• 20 de Abril del 2024

Benito Juárez y los perros

 

La familia recién llegada de Chiapas, alojada en Avenida Reforma 74, habitaba un pequeño departamento en el tercer piso

 

 

Luis Martín Quiñones

Al benemérito lo conocí de una manera un tanto extraña. Benito Juárez y su figura de piedra oscura con sus gestos inmóviles, inexpresivos, tomaron vida en mi niñez. Fue el primer personaje de la historia nacional del que escuché hablar por primera vez y fue de la voz de mi madre.

La familia recién llegada de Chiapas, alojada en Avenida Reforma 74, habitaba un pequeño departamento en el tercer piso. Mi memoria me dice -con algún pequeño error de cálculo tal vez-, que tendría yo unos 5 años. Por algún motivo desconocido no iba al Kínder, entonces las mañanas eran un espacio para buscar entretenimiento a costa de lo que fuera.

Los espacios eran pequeños, no obstante suficientes para que se acomodaran los siete integrantes de la familia. Uno de mis lugares favoritos era el baño y la ventana que dejaba ver algo muy entretenido: una torre que por las noches se iluminaba y que todo el día nos decía la hora y sus minutos. La Torre Latinoamericana, la Latino, como le decíamos, nos decía el tiempo de aquellos años, que se nos hacía largo, como un pasmo de la eternidad.

Quizás, por ese paisaje urbano lo primero que aprendí fueron los números. “¡Ve a ver la hora, Martín!”, me decía mi madre para mantenerme ocupado. Y así pasaban los días entre juegos y atisbando el tiempo.

Un día llegó mi abuelo Francisco Quiñones, abuelito Pancho le decíamos, que acompañado de su inseparable guitarra y de su plática llena de filosofía de la vida, las horas pasaban de largo.

Mientras mi abuelo platicaba con mi mamá, como era mi costumbre, me fui a ver la hora, pero además de los números de la torre, me llamaban la atención los perros del vecino que, al asomarme por la ventana, los veía y ellos a mí. Quería llamar su atención pero no eran suficientes mis gritos ni mis pst pst que los hacía mover sus orejas. El Pastor Alemán me gustaba por su pelaje abundante y oscuro. El otro se perdió en la memoria, solo recuerdo su gran tamaño.

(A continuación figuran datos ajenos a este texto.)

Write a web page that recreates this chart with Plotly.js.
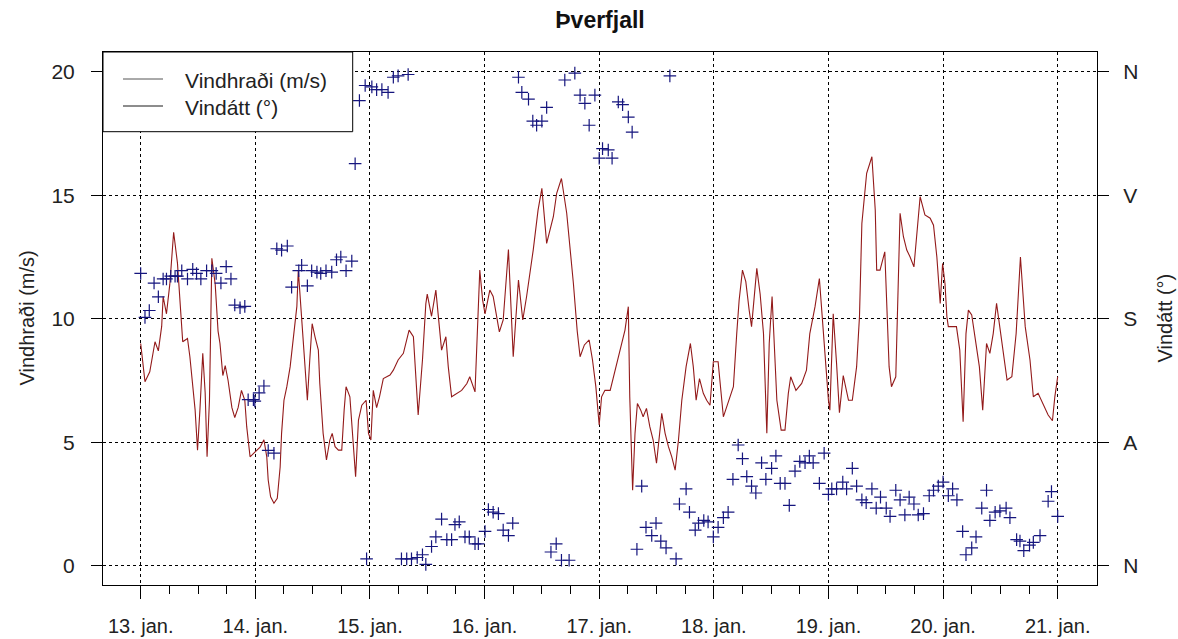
<!DOCTYPE html>
<html>
<head>
<meta charset="utf-8">
<script src="https://cdn.plot.ly/plotly-3.0.1.min.js"></script>
<style>html,body{margin:0;padding:0;background:#fff;}#chart{width:1178px;height:639px;}</style>
</head>
<body>
<div id="chart"></div>
<script>
// ---- data (hours after 13. jan. 00:00) ----
const dayLabels = ['13. jan.','14. jan.','15. jan.','16. jan.','17. jan.','18. jan.','19. jan.','20. jan.','21. jan.'];
const dirLabels = ['N','A','S','V','N'];
const dirTickDeg = [0, 90, 180, 270, 360];
const speedTicks = [0, 5, 10, 15, 20];

const speedHours = [
 0.0, 0.9, 1.9, 3.0, 3.7, 4.4, 4.7, 5.4, 6.1, 6.9,
 7.7, 8.8, 9.8, 10.3, 11.4, 11.9, 12.4, 13.0, 13.5, 13.9,
 14.4, 14.9, 15.6, 16.2, 16.6, 17.2, 17.7, 18.3, 19.1, 19.7,
 20.4, 21.1, 21.8, 22.2, 22.9, 23.9, 25.0, 25.8, 26.4, 26.7,
 27.2, 27.9, 28.6, 29.2, 29.5, 30.0, 30.6, 31.3, 32.0, 32.7,
 33.0, 33.7, 34.4, 34.9, 35.4, 35.9, 36.5, 37.2, 37.5, 38.2,
 38.9, 39.6, 40.1, 40.7, 41.4, 42.1, 42.6, 43.0, 43.8, 44.5,
 45.0, 45.6, 46.3, 47.2, 47.7, 48.2, 48.7, 49.4, 50.0, 50.8,
 52.2, 52.9, 53.9, 55.0, 56.2, 57.1, 58.1, 59.0, 59.7, 60.0,
 60.9, 61.8, 63.0, 63.9, 64.4, 65.1, 66.2, 67.2, 68.3, 68.9,
 70.0, 70.4, 71.0, 71.6, 72.1, 73.1, 73.8, 74.9, 75.1, 75.9,
 77.0, 78.0, 79.1, 80.0, 80.8, 82.2, 83.2, 84.0, 85.0, 86.4,
 87.1, 88.1, 89.2, 90.6, 91.4, 92.0, 92.9, 93.9, 94.6, 95.3,
 96.0, 96.5, 97.2, 98.3, 99.3, 100.4, 101.4, 102.1, 102.4, 103.0,
 103.5, 104.0, 104.7, 105.2, 105.9, 106.6, 107.3, 108.0, 109.1, 109.8,
 110.5, 111.2, 111.9, 112.6, 113.3, 114.2, 115.1, 115.7, 116.3, 117.0,
 117.8, 118.5, 119.2, 119.9, 120.9, 122.0, 123.0, 124.1, 124.8, 125.3,
 126.0, 126.7, 127.4, 127.9, 129.0, 129.7, 130.4, 131.1, 131.6, 132.2,
 133.2, 134.1, 134.9, 135.6, 136.1, 137.2, 138.4, 139.4, 140.1, 141.2,
 142.1, 142.9, 144.0, 144.3, 145.0, 145.7, 146.3, 147.1, 148.2, 149.0,
 149.9, 150.5, 151.0, 152.0, 153.1, 153.8, 154.1, 154.8, 155.8, 156.7,
 157.2, 158.1, 159.0, 159.7, 160.4, 161.1, 161.9, 163.2, 164.2, 165.3,
 166.0, 166.7, 167.4, 167.9, 168.4, 168.8, 169.1, 169.8, 170.8, 171.5,
 172.2, 172.8, 173.3, 174.0, 174.7, 175.6, 176.3, 177.1, 177.8, 178.5,
 179.2, 180.6, 181.4, 182.4, 183.3, 184.2, 185.2, 186.2, 186.9, 187.9,
 188.8, 190.0, 190.9, 191.4, 192.0
];
const speed = [
 9.0, 7.45, 7.85, 9.07, 8.7, 9.7, 10.9, 10.2, 11.4, 13.5,
 12.25, 9.07, 9.2, 8.46, 6.3, 4.68, 6.3, 8.6, 7.0, 4.41,
 6.7, 12.45, 11.4, 9.5, 9.0, 7.7, 8.1, 7.5, 6.4, 6.0,
 6.4, 7.1, 6.7, 5.63, 4.41, 4.6, 4.8, 5.1, 4.41, 3.47,
 2.79, 2.53, 2.73, 4.0, 5.36, 6.7, 7.25, 8.06, 9.4, 10.5,
 11.97, 10.1, 8.06, 6.7, 8.33, 9.8, 9.27, 8.73, 7.38, 5.36,
 4.28, 5.09, 5.36, 4.82, 4.68, 4.68, 6.3, 7.25, 6.84, 4.68,
 3.6, 5.9, 6.5, 6.7, 5.36, 5.09, 7.1, 6.4, 6.84, 7.58,
 7.72, 7.92, 8.33, 8.6, 9.54, 9.27, 6.1, 8.33, 10.6, 11.0,
 10.1, 11.16, 8.73, 9.27, 8.06, 6.84, 6.98, 7.1, 7.38, 7.65,
 7.04, 9.0, 11.97, 10.75, 10.2, 11.16, 10.9, 9.68, 9.47, 9.95,
 12.8, 8.46, 11.57, 9.95, 10.9, 12.8, 14.4, 15.28, 13.05, 14.13,
 15.08, 15.68, 14.27, 11.43, 9.5, 8.46, 8.94, 9.14, 8.33, 7.25,
 5.7, 6.84, 7.1, 7.1, 7.92, 8.73, 9.54, 10.49, 6.84, 3.06,
 5.36, 6.57, 6.3, 6.03, 6.37, 5.63, 5.09, 4.15, 6.17, 5.36,
 4.82, 4.41, 3.87, 5.09, 6.7, 8.06, 9.0, 8.06, 6.7, 7.58,
 6.98, 6.7, 6.5, 8.26, 8.26, 6.03, 6.57, 7.25, 9.4, 10.75,
 11.97, 11.5, 10.35, 9.68, 12.04, 11.0, 9.4, 5.36, 9.0, 10.9,
 6.7, 5.49, 5.49, 6.98, 7.65, 7.1, 7.38, 7.92, 9.4, 10.5,
 11.63, 9.4, 6.7, 6.3, 10.2, 8.2, 6.2, 7.7, 6.7, 6.7,
 8.06, 10.1, 13.86, 15.89, 16.56, 14.4, 11.97, 11.97, 12.71, 8.06,
 7.25, 7.65, 14.27, 13.32, 12.78, 12.5, 12.1, 14.94, 14.2, 14.07,
 13.79, 12.5, 10.62, 12.24, 11.43, 10.08, 9.68, 9.68, 9.68, 8.73,
 5.83, 9.4, 10.35, 10.15, 9.27, 8.06, 6.3, 9.0, 8.6, 9.4,
 10.62, 8.73, 7.52, 7.65, 9.4, 12.5, 9.68, 8.33, 6.84, 6.98,
 6.57, 6.1, 5.87, 6.84, 7.65
];

const dirHours = [
 0.0, 0.9, 1.8, 2.8, 3.7, 4.7, 5.4, 6.3, 7.2, 7.7,
 8.6, 9.8, 10.9, 11.7, 12.6, 13.8, 14.9, 15.8, 16.8, 17.9,
 18.9, 19.7, 20.8, 21.8, 22.5, 23.6, 23.9, 24.8, 25.8, 26.7,
 27.9, 28.5, 29.5, 30.7, 31.6, 33.1, 33.7, 34.9, 35.8, 36.9,
 37.7, 38.8, 40.0, 41.0, 41.9, 43.0, 44.2, 44.9, 45.8, 47.0,
 47.3, 48.4, 49.4, 50.5, 51.8, 52.9, 53.9, 54.6, 55.7, 56.0,
 56.7, 57.9, 59.0, 59.7, 60.9, 61.8, 63.0, 64.1, 65.1, 65.8,
 66.7, 67.9, 68.8, 70.0, 70.7, 72.1, 72.8, 73.8, 74.9, 75.9,
 77.0, 77.9, 79.1, 79.8, 81.2, 82.1, 82.9, 84.0, 85.0, 85.9,
 87.0, 88.1, 88.8, 89.7, 90.9, 92.0, 93.0, 93.9, 95.1, 96.0,
 96.7, 97.9, 98.7, 100.0, 100.9, 102.1, 102.9, 103.9, 104.9, 105.8,
 107.0, 107.9, 108.9, 110.0, 110.8, 112.1, 112.8, 114.2, 114.9, 116.1,
 116.8, 117.9, 118.8, 119.9, 120.9, 122.0, 123.0, 124.0, 125.1, 126.0,
 126.9, 127.9, 128.8, 130.0, 130.9, 132.1, 133.0, 133.9, 134.9, 135.8,
 137.0, 138.0, 139.1, 140.0, 140.8, 142.1, 143.1, 144.0, 144.7, 145.7,
 147.0, 147.8, 149.0, 149.9, 151.0, 151.9, 153.1, 154.0, 154.9, 156.1,
 156.9, 158.1, 159.0, 160.0, 160.9, 161.9, 162.8, 163.9, 165.1, 166.0,
 167.0, 168.0, 169.1, 170.0, 170.9, 172.1, 172.8, 174.0, 174.9, 176.1,
 177.1, 177.8, 178.9, 179.9, 181.2, 182.0, 183.4, 184.1, 184.9, 186.1,
 186.9, 188.3, 190.0, 190.7, 192.0
];
const dirDeg = [
 213, 181, 186, 206, 196, 209, 209, 211, 211, 211,
 215, 209, 216, 213, 209, 215, 215, 213, 206, 218,
 209, 190, 188, 189, 121, 121, 120, 126, 131, 84,
 82, 231, 230, 233, 203, 215, 219, 204, 215, 214,
 213, 215, 214, 223, 225, 215, 222, 293, 339, 350,
 5, 349, 347, 347, 345, 356, 357, 5, 5, 358,
 5, 6, 8, 1, 14, 21, 34, 19, 19, 30,
 32, 21, 21, 16, 16, 25, 41, 39, 38, 26,
 22, 31, 356, 345, 340, 324, 321, 324, 334, 10,
 16, 4, 354, 4, 359, 343, 337, 321, 343, 297,
 304, 303, 297, 338, 336, 327, 316, 12, 58, 28,
 22, 31, 18, 13, 357, 5, 45, 56, 39, 26,
 31, 33, 32, 21, 28, 35, 39, 63, 88, 78,
 65, 58, 53, 75, 63, 71, 80, 60, 60, 44,
 69, 76, 75, 80, 75, 60, 82, 52, 56, 56,
 61, 56, 71, 58, 48, 46, 56, 42, 50, 42,
 36, 55, 48, 37, 50, 45, 37, 38, 51, 55,
 58, 61, 51, 56, 48, 25, 8, 13, 21, 42,
 55, 33, 39, 40, 42, 35, 19, 18, 11, 15,
 17, 22, 47, 54, 36
];

// ---- helpers ----
const base = Date.UTC(2014, 0, 13);
function toDate(h) {
  const d = new Date(base + Math.round(h * 3600000));
  return d.toISOString().replace('T', ' ').slice(0, 19);
}
const dayVals = dayLabels.map((_, i) => toDate(i * 24));
const minorVals = [];
for (let k = 0; k <= 32; k++) { if (k % 4 !== 0) minorVals.push(toDate(k * 6)); }

const yRange = [-0.78, 20.80];
const degPerUnit = 360 / 20;

const traces = [
  {
    x: speedHours.map(toDate), y: speed, type: 'scatter', mode: 'lines',
    line: { color: '#931a1a', width: 1.1 }, xaxis: 'x', yaxis: 'y', hoverinfo: 'skip'
  },
  {
    x: dirHours.map(toDate), y: dirDeg, type: 'scatter', mode: 'markers',
    marker: { symbol: 'cross-thin-open', size: 9, color: '#15157e', line: { width: 1.2, color: '#15157e' } },
    xaxis: 'x', yaxis: 'y2', hoverinfo: 'skip'
  }
];

const font = 'Liberation Sans, Arial, Helvetica, sans-serif';
const W = 994, H = 533; // plot area size in px
function px(xp) { return (xp - 103) / W; }
function py(yp) { return 1 - (yp - 52) / H; }

const layout = {
  width: 1178, height: 639,
  margin: { l: 103, r: 81, t: 52, b: 54, pad: 0 },
  paper_bgcolor: '#fff', plot_bgcolor: '#fff',
  font: { family: font, size: 20, color: '#222' },
  showlegend: false,
  title: { text: '<b>Þverfjall</b>', font: { family: font, size: 23, color: '#111' },
           x: 0.5, xref: 'paper', xanchor: 'center', y: 1 - 20 / 639, yref: 'container', yanchor: 'middle' },
  xaxis: {
    type: 'date', range: [toDate(-7.89), toDate(192 + 8.23)],
    tickmode: 'array', tickvals: dayVals, ticktext: dayLabels,
    ticks: 'outside', ticklen: 13, tickwidth: 1, tickcolor: '#000',
    ticklabelstandoff: 10,
    tickfont: { family: font, size: 20, color: '#222' },
    showline: true, linecolor: '#000', linewidth: 1, mirror: true,
    showgrid: true, gridcolor: '#000', gridwidth: 1, griddash: 'dot',
    zeroline: false, fixedrange: true,
    minor: { tickmode: 'array', tickvals: minorVals, ticks: 'outside', ticklen: 8, tickwidth: 1, tickcolor: '#000', showgrid: false }
  },
  yaxis: {
    range: yRange, tickmode: 'array', tickvals: speedTicks,
    ticks: 'outside', ticklen: 11, tickwidth: 1, tickcolor: '#000',
    ticklabelstandoff: 12,
    tickfont: { family: font, size: 21, color: '#222' },
    showline: true, linecolor: '#000', linewidth: 1, mirror: true,
    showgrid: true, gridcolor: '#000', gridwidth: 1, griddash: 'dot',
    zeroline: false, fixedrange: true
  },
  yaxis2: {
    overlaying: 'y', side: 'right',
    range: [yRange[0] * degPerUnit, yRange[1] * degPerUnit],
    tickmode: 'array', tickvals: dirTickDeg, ticktext: dirLabels,
    ticks: 'outside', ticklen: 11, tickwidth: 1, tickcolor: '#000',
    ticklabelstandoff: 10,
    tickfont: { family: font, size: 21, color: '#222' },
    showline: false, showgrid: false, zeroline: false, fixedrange: true
  },
  shapes: [
    { type: 'rect', xref: 'paper', yref: 'paper', x0: 0, x1: px(352.7), y0: py(131.7), y1: 1,
      line: { color: '#000', width: 1 }, fillcolor: '#fff', layer: 'above' },
    { type: 'line', xref: 'paper', yref: 'paper', x0: px(123), x1: px(163), y0: py(79), y1: py(79),
      line: { color: '#555', width: 1 }, layer: 'above' },
    { type: 'line', xref: 'paper', yref: 'paper', x0: px(123), x1: px(163), y0: py(106), y1: py(106),
      line: { color: '#1a1a1a', width: 1 }, layer: 'above' }
  ],
  annotations: [
    { text: 'Vindhraði (m/s)', xref: 'paper', yref: 'paper', x: px(183), y: py(80), xanchor: 'left', yanchor: 'middle',
      showarrow: false, font: { family: font, size: 21, color: '#222' } },
    { text: 'Vindátt (°)', xref: 'paper', yref: 'paper', x: px(183), y: py(108), xanchor: 'left', yanchor: 'middle',
      showarrow: false, font: { family: font, size: 21, color: '#222' } },
    { text: 'Vindhraði (m/s)', xref: 'paper', yref: 'paper', x: px(26), y: 0.5, xanchor: 'center', yanchor: 'middle',
      textangle: -90, showarrow: false, font: { family: font, size: 20, color: '#222' } },
    { text: 'Vindátt (°)', xref: 'paper', yref: 'paper', x: px(1164), y: 0.5, xanchor: 'center', yanchor: 'middle',
      textangle: -90, showarrow: false, font: { family: font, size: 20, color: '#222' } }
  ]
};

Plotly.newPlot('chart', traces, layout, { displayModeBar: false, staticPlot: true });
</script>
</body>
</html>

Necesitaba algo más para llamar su atención. Lo más cercano era el papel higiénico que reposaba en el bote de basura, por lo que fui tirando los papeles que los dos perros veían caer con un suave vaivén y que a veces caían en sus cabezas.

Un grito de mi madre me sobresaltó: “¡qué haces Martín!”. Benito Juárez estaba en la puerta de la casa. El vecino, dueño de los perros, se había ganado ese apelativo gracias al gran parecido con el benemérito. El reclamo era justo: le había ensuciado su patio. Me asomé y lo vi, e imaginé su levita negra y su corbata. Sí, era él, con su tez morena pero con un rictus de enfado. De súbito, su expresión tomó vida y pidió una disculpa. Mi madre argumentó airada y contundente:  yo controlaré a mi hijo pero usted levantará las mierdas de sus perros para que no tenga que soportar su olor.

El benemérito reiteró su disculpa y sentí cierta pena por él.

Después del suceso mi abuelo celebró el carácter y entereza de mi madre. Ni una palabra escuché que pareciera un regaño. Pero desde aquel día y hasta el último de aquel rincón de mi infancia no volví a molestar a los perros, sólo me asomaba, de vez en cuando,  a ver el inevitable paso del tiempo.